(Entries with chart source code)
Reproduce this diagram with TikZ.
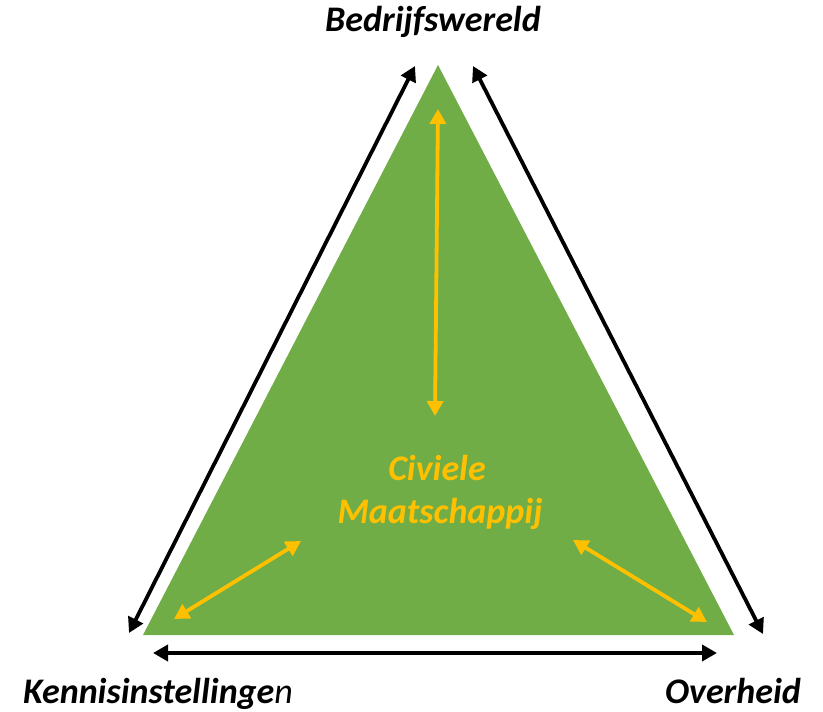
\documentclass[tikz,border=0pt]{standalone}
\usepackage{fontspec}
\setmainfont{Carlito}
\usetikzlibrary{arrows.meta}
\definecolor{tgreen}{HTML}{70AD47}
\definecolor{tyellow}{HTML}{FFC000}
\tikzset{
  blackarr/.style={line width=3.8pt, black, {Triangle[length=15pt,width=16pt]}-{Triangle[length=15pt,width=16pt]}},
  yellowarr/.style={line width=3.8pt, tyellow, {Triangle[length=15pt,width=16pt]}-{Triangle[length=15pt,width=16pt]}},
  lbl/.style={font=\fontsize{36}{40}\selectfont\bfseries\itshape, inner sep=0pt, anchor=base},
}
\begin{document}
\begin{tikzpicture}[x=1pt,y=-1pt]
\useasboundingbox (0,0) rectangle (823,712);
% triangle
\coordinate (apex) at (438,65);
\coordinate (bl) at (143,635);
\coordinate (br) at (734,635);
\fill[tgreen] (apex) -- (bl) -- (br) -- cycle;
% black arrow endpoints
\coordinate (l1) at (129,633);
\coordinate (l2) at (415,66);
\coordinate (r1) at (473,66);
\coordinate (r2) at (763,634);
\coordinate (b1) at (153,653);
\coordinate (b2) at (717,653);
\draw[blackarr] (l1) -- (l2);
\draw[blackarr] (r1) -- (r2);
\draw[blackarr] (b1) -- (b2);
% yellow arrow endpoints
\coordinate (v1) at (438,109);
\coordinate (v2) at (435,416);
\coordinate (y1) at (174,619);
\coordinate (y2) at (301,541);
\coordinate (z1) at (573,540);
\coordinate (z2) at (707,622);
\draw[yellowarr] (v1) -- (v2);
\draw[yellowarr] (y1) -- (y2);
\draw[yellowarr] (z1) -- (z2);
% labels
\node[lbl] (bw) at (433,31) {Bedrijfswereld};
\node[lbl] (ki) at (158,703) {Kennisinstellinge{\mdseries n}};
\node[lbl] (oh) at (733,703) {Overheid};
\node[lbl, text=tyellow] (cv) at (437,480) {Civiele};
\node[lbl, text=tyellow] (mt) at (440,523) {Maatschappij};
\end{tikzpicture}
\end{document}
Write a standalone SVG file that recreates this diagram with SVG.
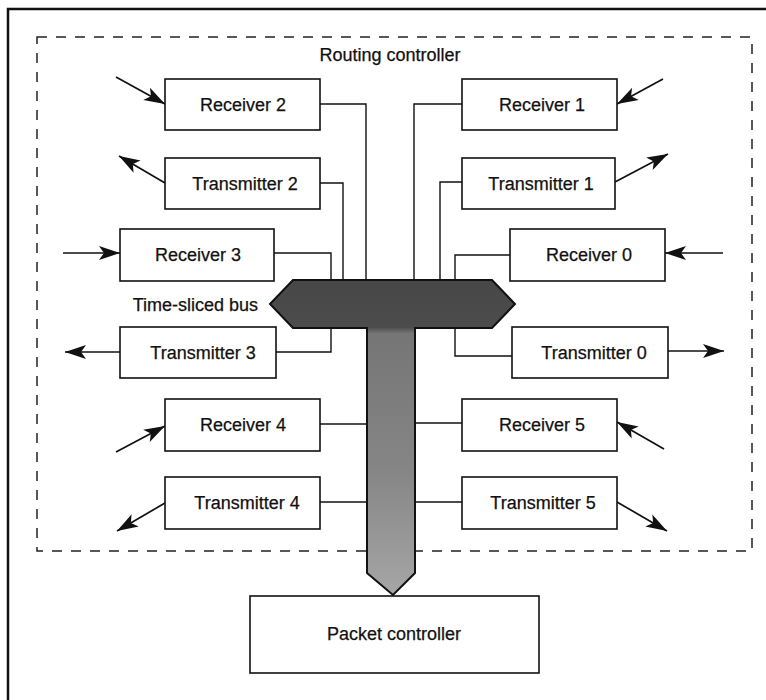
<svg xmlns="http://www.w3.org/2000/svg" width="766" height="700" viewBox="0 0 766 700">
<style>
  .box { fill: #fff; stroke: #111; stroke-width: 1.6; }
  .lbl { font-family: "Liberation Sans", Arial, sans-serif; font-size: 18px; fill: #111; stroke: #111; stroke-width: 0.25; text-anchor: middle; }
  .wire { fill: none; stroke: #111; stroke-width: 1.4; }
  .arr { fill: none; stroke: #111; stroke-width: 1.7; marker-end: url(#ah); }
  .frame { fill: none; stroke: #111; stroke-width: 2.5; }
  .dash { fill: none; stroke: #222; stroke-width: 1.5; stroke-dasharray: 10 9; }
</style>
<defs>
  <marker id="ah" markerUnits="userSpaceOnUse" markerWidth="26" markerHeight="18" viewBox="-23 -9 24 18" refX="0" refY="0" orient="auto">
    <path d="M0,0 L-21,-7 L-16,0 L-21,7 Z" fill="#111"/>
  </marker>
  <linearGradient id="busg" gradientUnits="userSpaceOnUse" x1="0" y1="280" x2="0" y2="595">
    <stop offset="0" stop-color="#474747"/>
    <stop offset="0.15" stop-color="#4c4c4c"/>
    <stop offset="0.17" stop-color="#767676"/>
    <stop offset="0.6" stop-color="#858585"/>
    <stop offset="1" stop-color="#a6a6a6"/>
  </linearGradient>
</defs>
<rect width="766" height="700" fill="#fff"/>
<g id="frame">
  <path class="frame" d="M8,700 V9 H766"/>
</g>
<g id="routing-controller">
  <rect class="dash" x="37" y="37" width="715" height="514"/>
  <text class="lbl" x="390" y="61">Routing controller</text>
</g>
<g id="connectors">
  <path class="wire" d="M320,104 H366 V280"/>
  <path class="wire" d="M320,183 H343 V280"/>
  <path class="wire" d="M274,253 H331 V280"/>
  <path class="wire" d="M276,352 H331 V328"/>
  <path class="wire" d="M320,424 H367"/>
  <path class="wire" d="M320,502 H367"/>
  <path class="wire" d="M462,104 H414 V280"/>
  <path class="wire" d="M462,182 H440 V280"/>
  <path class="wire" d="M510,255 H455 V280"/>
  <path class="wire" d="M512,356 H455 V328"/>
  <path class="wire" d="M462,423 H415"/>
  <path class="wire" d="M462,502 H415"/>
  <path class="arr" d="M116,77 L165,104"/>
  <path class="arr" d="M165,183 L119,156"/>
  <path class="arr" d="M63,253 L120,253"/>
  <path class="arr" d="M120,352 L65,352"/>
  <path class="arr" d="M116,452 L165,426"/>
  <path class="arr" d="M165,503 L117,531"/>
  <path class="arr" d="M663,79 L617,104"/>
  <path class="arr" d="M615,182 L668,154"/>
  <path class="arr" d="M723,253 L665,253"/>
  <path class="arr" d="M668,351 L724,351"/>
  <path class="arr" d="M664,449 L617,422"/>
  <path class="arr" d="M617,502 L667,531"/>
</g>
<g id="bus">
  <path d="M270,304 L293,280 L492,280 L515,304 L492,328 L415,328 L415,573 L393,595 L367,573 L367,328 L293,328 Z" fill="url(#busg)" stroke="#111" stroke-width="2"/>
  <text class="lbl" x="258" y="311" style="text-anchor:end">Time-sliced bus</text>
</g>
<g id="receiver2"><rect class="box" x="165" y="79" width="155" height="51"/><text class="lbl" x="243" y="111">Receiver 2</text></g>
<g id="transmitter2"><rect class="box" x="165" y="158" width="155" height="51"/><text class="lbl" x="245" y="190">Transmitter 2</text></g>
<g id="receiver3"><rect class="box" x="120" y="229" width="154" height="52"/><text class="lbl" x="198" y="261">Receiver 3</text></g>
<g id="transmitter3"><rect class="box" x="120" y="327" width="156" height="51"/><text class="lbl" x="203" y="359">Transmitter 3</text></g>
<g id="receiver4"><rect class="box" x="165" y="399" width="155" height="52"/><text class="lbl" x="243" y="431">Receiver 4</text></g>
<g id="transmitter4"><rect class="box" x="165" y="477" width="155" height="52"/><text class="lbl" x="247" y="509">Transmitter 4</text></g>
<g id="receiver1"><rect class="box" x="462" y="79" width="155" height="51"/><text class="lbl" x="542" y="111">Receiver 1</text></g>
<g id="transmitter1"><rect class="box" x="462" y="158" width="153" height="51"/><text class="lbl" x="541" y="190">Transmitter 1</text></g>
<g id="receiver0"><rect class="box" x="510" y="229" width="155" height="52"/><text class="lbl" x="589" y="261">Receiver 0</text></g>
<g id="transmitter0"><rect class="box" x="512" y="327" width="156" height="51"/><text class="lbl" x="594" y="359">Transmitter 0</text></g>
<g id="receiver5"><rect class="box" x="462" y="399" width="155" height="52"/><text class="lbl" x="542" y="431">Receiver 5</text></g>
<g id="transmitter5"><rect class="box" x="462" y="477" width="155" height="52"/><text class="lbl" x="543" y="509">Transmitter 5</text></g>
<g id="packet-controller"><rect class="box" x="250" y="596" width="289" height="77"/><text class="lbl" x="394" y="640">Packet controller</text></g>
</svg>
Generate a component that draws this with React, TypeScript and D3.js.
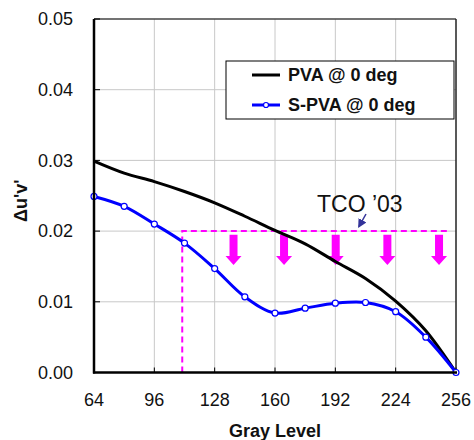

* _What the task requires_: Make an exact copy of all entries above, dropping the images.

* _Solution for this exercise_:
Reproduce this diagram with TikZ.
\documentclass[tikz,border=0pt]{standalone}
\usepackage{fontspec}
\setmainfont{Carlito}
\usetikzlibrary{arrows.meta}
\definecolor{tgreen}{HTML}{70AD47}
\definecolor{tyellow}{HTML}{FFC000}
\tikzset{
  blackarr/.style={line width=3.8pt, black, {Triangle[length=15pt,width=16pt]}-{Triangle[length=15pt,width=16pt]}},
  yellowarr/.style={line width=3.8pt, tyellow, {Triangle[length=15pt,width=16pt]}-{Triangle[length=15pt,width=16pt]}},
  lbl/.style={font=\fontsize{36}{40}\selectfont\bfseries\itshape, inner sep=0pt, anchor=base},
}
\begin{document}
\begin{tikzpicture}[x=1pt,y=-1pt]
\useasboundingbox (0,0) rectangle (823,712);
% triangle
\coordinate (apex) at (438,65);
\coordinate (bl) at (143,635);
\coordinate (br) at (734,635);
\fill[tgreen] (apex) -- (bl) -- (br) -- cycle;
% black arrow endpoints
\coordinate (l1) at (129,633);
\coordinate (l2) at (415,66);
\coordinate (r1) at (473,66);
\coordinate (r2) at (763,634);
\coordinate (b1) at (153,653);
\coordinate (b2) at (717,653);
\draw[blackarr] (l1) -- (l2);
\draw[blackarr] (r1) -- (r2);
\draw[blackarr] (b1) -- (b2);
% yellow arrow endpoints
\coordinate (v1) at (438,109);
\coordinate (v2) at (435,416);
\coordinate (y1) at (174,619);
\coordinate (y2) at (301,541);
\coordinate (z1) at (573,540);
\coordinate (z2) at (707,622);
\draw[yellowarr] (v1) -- (v2);
\draw[yellowarr] (y1) -- (y2);
\draw[yellowarr] (z1) -- (z2);
% labels
\node[lbl] (bw) at (433,31) {Bedrijfswereld};
\node[lbl] (ki) at (158,703) {Kennisinstellinge{\mdseries n}};
\node[lbl] (oh) at (733,703) {Overheid};
\node[lbl, text=tyellow] (cv) at (437,480) {Civiele};
\node[lbl, text=tyellow] (mt) at (440,523) {Maatschappij};
\end{tikzpicture}
\end{document}
Write a standalone SVG file that recreates this diagram with SVG.
<svg xmlns="http://www.w3.org/2000/svg" width="766" height="700" viewBox="0 0 766 700">
<style>
  .box { fill: #fff; stroke: #111; stroke-width: 1.6; }
  .lbl { font-family: "Liberation Sans", Arial, sans-serif; font-size: 18px; fill: #111; stroke: #111; stroke-width: 0.25; text-anchor: middle; }
  .wire { fill: none; stroke: #111; stroke-width: 1.4; }
  .arr { fill: none; stroke: #111; stroke-width: 1.7; marker-end: url(#ah); }
  .frame { fill: none; stroke: #111; stroke-width: 2.5; }
  .dash { fill: none; stroke: #222; stroke-width: 1.5; stroke-dasharray: 10 9; }
</style>
<defs>
  <marker id="ah" markerUnits="userSpaceOnUse" markerWidth="26" markerHeight="18" viewBox="-23 -9 24 18" refX="0" refY="0" orient="auto">
    <path d="M0,0 L-21,-7 L-16,0 L-21,7 Z" fill="#111"/>
  </marker>
  <linearGradient id="busg" gradientUnits="userSpaceOnUse" x1="0" y1="280" x2="0" y2="595">
    <stop offset="0" stop-color="#474747"/>
    <stop offset="0.15" stop-color="#4c4c4c"/>
    <stop offset="0.17" stop-color="#767676"/>
    <stop offset="0.6" stop-color="#858585"/>
    <stop offset="1" stop-color="#a6a6a6"/>
  </linearGradient>
</defs>
<rect width="766" height="700" fill="#fff"/>
<g id="frame">
  <path class="frame" d="M8,700 V9 H766"/>
</g>
<g id="routing-controller">
  <rect class="dash" x="37" y="37" width="715" height="514"/>
  <text class="lbl" x="390" y="61">Routing controller</text>
</g>
<g id="connectors">
  <path class="wire" d="M320,104 H366 V280"/>
  <path class="wire" d="M320,183 H343 V280"/>
  <path class="wire" d="M274,253 H331 V280"/>
  <path class="wire" d="M276,352 H331 V328"/>
  <path class="wire" d="M320,424 H367"/>
  <path class="wire" d="M320,502 H367"/>
  <path class="wire" d="M462,104 H414 V280"/>
  <path class="wire" d="M462,182 H440 V280"/>
  <path class="wire" d="M510,255 H455 V280"/>
  <path class="wire" d="M512,356 H455 V328"/>
  <path class="wire" d="M462,423 H415"/>
  <path class="wire" d="M462,502 H415"/>
  <path class="arr" d="M116,77 L165,104"/>
  <path class="arr" d="M165,183 L119,156"/>
  <path class="arr" d="M63,253 L120,253"/>
  <path class="arr" d="M120,352 L65,352"/>
  <path class="arr" d="M116,452 L165,426"/>
  <path class="arr" d="M165,503 L117,531"/>
  <path class="arr" d="M663,79 L617,104"/>
  <path class="arr" d="M615,182 L668,154"/>
  <path class="arr" d="M723,253 L665,253"/>
  <path class="arr" d="M668,351 L724,351"/>
  <path class="arr" d="M664,449 L617,422"/>
  <path class="arr" d="M617,502 L667,531"/>
</g>
<g id="bus">
  <path d="M270,304 L293,280 L492,280 L515,304 L492,328 L415,328 L415,573 L393,595 L367,573 L367,328 L293,328 Z" fill="url(#busg)" stroke="#111" stroke-width="2"/>
  <text class="lbl" x="258" y="311" style="text-anchor:end">Time-sliced bus</text>
</g>
<g id="receiver2"><rect class="box" x="165" y="79" width="155" height="51"/><text class="lbl" x="243" y="111">Receiver 2</text></g>
<g id="transmitter2"><rect class="box" x="165" y="158" width="155" height="51"/><text class="lbl" x="245" y="190">Transmitter 2</text></g>
<g id="receiver3"><rect class="box" x="120" y="229" width="154" height="52"/><text class="lbl" x="198" y="261">Receiver 3</text></g>
<g id="transmitter3"><rect class="box" x="120" y="327" width="156" height="51"/><text class="lbl" x="203" y="359">Transmitter 3</text></g>
<g id="receiver4"><rect class="box" x="165" y="399" width="155" height="52"/><text class="lbl" x="243" y="431">Receiver 4</text></g>
<g id="transmitter4"><rect class="box" x="165" y="477" width="155" height="52"/><text class="lbl" x="247" y="509">Transmitter 4</text></g>
<g id="receiver1"><rect class="box" x="462" y="79" width="155" height="51"/><text class="lbl" x="542" y="111">Receiver 1</text></g>
<g id="transmitter1"><rect class="box" x="462" y="158" width="153" height="51"/><text class="lbl" x="541" y="190">Transmitter 1</text></g>
<g id="receiver0"><rect class="box" x="510" y="229" width="155" height="52"/><text class="lbl" x="589" y="261">Receiver 0</text></g>
<g id="transmitter0"><rect class="box" x="512" y="327" width="156" height="51"/><text class="lbl" x="594" y="359">Transmitter 0</text></g>
<g id="receiver5"><rect class="box" x="462" y="399" width="155" height="52"/><text class="lbl" x="542" y="431">Receiver 5</text></g>
<g id="transmitter5"><rect class="box" x="462" y="477" width="155" height="52"/><text class="lbl" x="543" y="509">Transmitter 5</text></g>
<g id="packet-controller"><rect class="box" x="250" y="596" width="289" height="77"/><text class="lbl" x="394" y="640">Packet controller</text></g>
</svg>
Generate a component that draws this with React, TypeScript and D3.js.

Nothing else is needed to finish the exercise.